Lanchon commented 8 years ago

yep, those tools probably cannot handle the special case of linker correctly.

interesting for sure, but a little OT now: it must be an arch thing. grabbing the environment from the TWRP that fails to run this would probably fix for all TWRPs, but i can't consider this fixed without a honest fix. i probably need to rewrite all of flashize.

0xAF commented 8 years ago

Yeah, sorry for that. On the second though, I just realized what you meant for the linker to use dynamic libraries. Actually it should be statically linked by the compiler's linker. Later on runtime it can call dlopen to load runtime libs, but still it should be a static binary.

Let me know if I can be of any further help.

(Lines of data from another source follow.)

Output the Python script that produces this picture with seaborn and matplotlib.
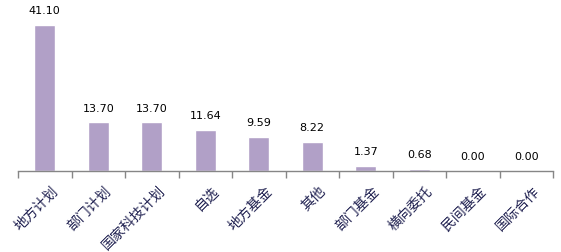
import matplotlib
matplotlib.use("Agg")
import matplotlib.pyplot as plt
import matplotlib.transforms as mtransforms
import seaborn as sns
import pandas as pd
from matplotlib.ticker import FixedLocator

categories = ["地方计划", "部门计划", "国家科技计划", "自选", "地方基金", "其他", "部门基金", "横向委托", "民间基金", "国际合作"]
values = [41.10, 13.70, 13.70, 11.64, 9.59, 8.22, 1.37, 0.68, 0.00, 0.00]

sns.set_theme(style="white")
plt.rcParams['font.family'] = ['Noto Sans CJK SC', 'DejaVu Sans']

df = pd.DataFrame({"cat": categories, "val": values})

fig = plt.figure(figsize=(5.61, 2.53), dpi=100)
ax = fig.add_axes([18/561, 1 - 172/253, (553 - 18)/561, 160/253])

sns.barplot(data=df, x="cat", y="val", color="#B1A0C7", width=0.4, saturation=1, ax=ax)
ax.set_xlim(-0.5, len(categories) - 0.5)
ax.set_ylim(0, 45)
ax.set_xlabel("")
ax.set_ylabel("")
ax.set_yticks([])
for s in ["top", "right", "left"]:
    ax.spines[s].set_visible(False)
ax.spines["bottom"].set_color("#868686")
ax.spines["bottom"].set_linewidth(1.0)

ax.xaxis.set_minor_locator(FixedLocator([i - 0.5 for i in range(len(categories) + 1)]))
ax.tick_params(axis="x", which="minor", length=5, width=1, color="#868686", direction="out", bottom=True)
ax.tick_params(axis="x", which="major", length=0, pad=8.5)
ax.set_xticks(range(len(categories)))
labels = ax.set_xticklabels(categories, rotation=45, ha="right", va="top", rotation_mode="anchor",
                            fontsize=10, color="#1F2050", family=['Noto Sans CJK SC', 'DejaVu Sans'])
offset = mtransforms.ScaledTranslation(6/100, 0, fig.dpi_scale_trans)
for lab in labels:
    lab.set_transform(lab.get_transform() + offset)

for i, v in enumerate(values):
    ax.annotate(f"{v:.2f}", (i, v), xytext=(0, 7), textcoords="offset points",
                ha="center", va="bottom", fontsize=8, color="#000000",
                family=["DejaVu Sans"], annotation_clip=False)

fig.savefig("out.png", dpi=100)
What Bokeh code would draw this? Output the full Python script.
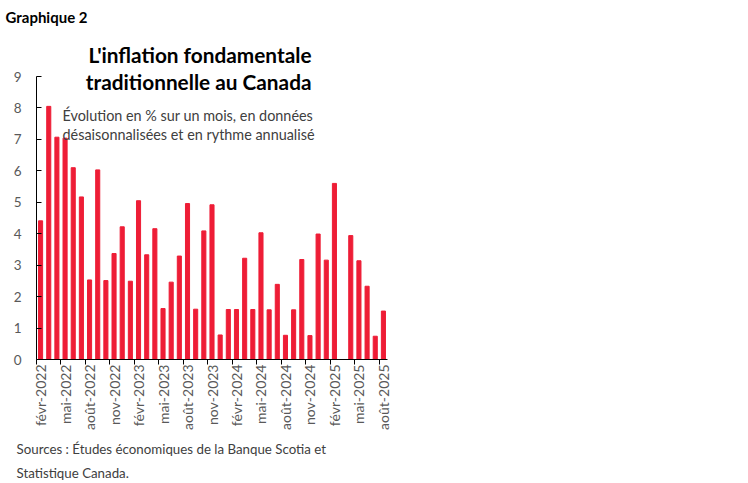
import math
from bokeh.plotting import figure
from bokeh.models import Range1d, FixedTicker, Label, Title
from bokeh.embed import file_html
from bokeh.resources import INLINE

# données : inflation fondamentale, févr-2022 à août-2025 (mensuel)
valeurs = [
    4.41, 8.05, 7.07, 7.04, 6.10, 5.17, 2.53, 6.03, 2.51, 3.37, 4.22,
    2.49, 5.05, 3.33, 4.16, 1.62, 2.46, 3.29, 4.96, 1.60, 4.09, 4.92, 0.78,
    1.59, 1.59, 3.22, 1.59, 4.03, 1.58, 2.39, 0.77, 1.58, 3.18, 0.76, 3.99,
    3.16, 5.60, 0.00, 3.94, 3.14, 2.33, 0.74, 1.54,
]
etiquettes = [
    "févr-2022", "mai-2022", "août-2022", "nov-2022",
    "févr-2023", "mai-2023", "août-2023", "nov-2023",
    "févr-2024", "mai-2024", "août-2024", "nov-2024",
    "févr-2025", "mai-2025", "août-2025",
]
y_ticks = [0, 1, 2, 3, 4, 5, 6, 7, 8, 9]

n = len(valeurs)
x = list(range(n))

ROUGE = "#EE1D36"
GRIS = "#595959"
FONT = "Lato"

# cadre : gauche 36, haut 30, bas 359 (y=0), 9 à 76 px
TOP = 30
px_par_unite = (359 - 76) / 9
y_max = 9 + (76 - TOP) / px_par_unite

p = figure(frame_width=351, frame_height=359 - TOP, output_backend="svg",
           toolbar_location=None,
           x_range=Range1d(-0.5, n - 0.5), y_range=Range1d(0, y_max),
           min_border_left=36, min_border_top=TOP, min_border_bottom=0,
           min_border_right=340)
p.outline_line_color = None
p.grid.visible = False

p.vbar(x=x, top=valeurs, width=0.5, color=ROUGE)

# axe x : étiquettes tous les 3 mois, marques entre les catégories
xa = p.xaxis[0]
xa.ticker = FixedTicker(ticks=x[::3], minor_ticks=[i - 0.5 for i in x[::3]])
xa.major_label_overrides = {i: lab for i, lab in zip(x[::3], etiquettes)}
xa.major_label_orientation = math.pi / 2
xa.major_tick_out = 0
xa.major_tick_in = 0
xa.minor_tick_out = 5
xa.minor_tick_in = 0
xa.minor_tick_line_color = "black"
xa.axis_line_color = "black"
xa.major_label_text_color = GRIS
xa.major_label_text_font = FONT
xa.major_label_text_font_size = "14px"
xa.major_label_standoff = 0

ya = p.yaxis[0]
ya.ticker = FixedTicker(ticks=y_ticks)
ya.bounds = (0, 9)
ya.major_tick_in = 5
ya.major_tick_out = 0
ya.minor_tick_line_color = None
ya.axis_line_color = "black"
ya.major_tick_line_color = "black"
ya.major_label_text_color = GRIS
ya.major_label_text_font = FONT
ya.major_label_text_font_size = "13.5px"
ya.major_label_standoff = 15

# titres hors du cadre
p.add_layout(Title(text="Graphique 2", align="left", offset=-31, standoff=10,
                   text_font=FONT, text_font_size="15px", text_font_style="bold",
                   text_color="black"), "above")
for i, ligne in enumerate(["Sources : Études économiques de la Banque Scotia et",
                           "Statistique Canada."]):
    p.add_layout(Title(text=ligne, align="left", offset=-20,
                       standoff=12 if i == 0 else 0,
                       text_font=FONT, text_font_size="13.3px",
                       text_font_style="normal", text_color="#404040"), "below")

# textes dans le cadre (positions écran relatives au cadre)
def txt(s, px, py, size, color="black", style="normal", align="left"):
    p.add_layout(Label(x=px - 36, y=359 - py, x_units="screen", y_units="screen",
                       text=s, text_font=FONT, text_font_size=size,
                       text_color=color, text_font_style=style,
                       text_align=align, text_baseline="alphabetic"))

txt("L'inflation fondamentale", 311, 54, "20.8px", style="bold", align="right")
txt("traditionnelle au Canada", 311, 80.5, "20.8px", style="bold", align="right")
txt("Évolution en % sur un mois, en données", 62, 114.5, "14.4px", color="#404040")
txt("désaisonnalisées et en rythme annualisé", 62, 133.5, "14.4px", color="#404040")

open("out.html", "w").write(file_html(p, INLINE))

Lanchon commented 8 years ago

new release should fix this issue!!! https://www.androidfilehost.com/?w=files&flid=53660

WizARTs commented 8 years ago

Thank you! Have already repartitioned my device, using previous release: 1) restoring stock PIT; 2) applying your tool without any errors!

Jeroen0494 commented 8 years ago

I finally got around to 'repitting' my device, the new release works flawless. Thanks!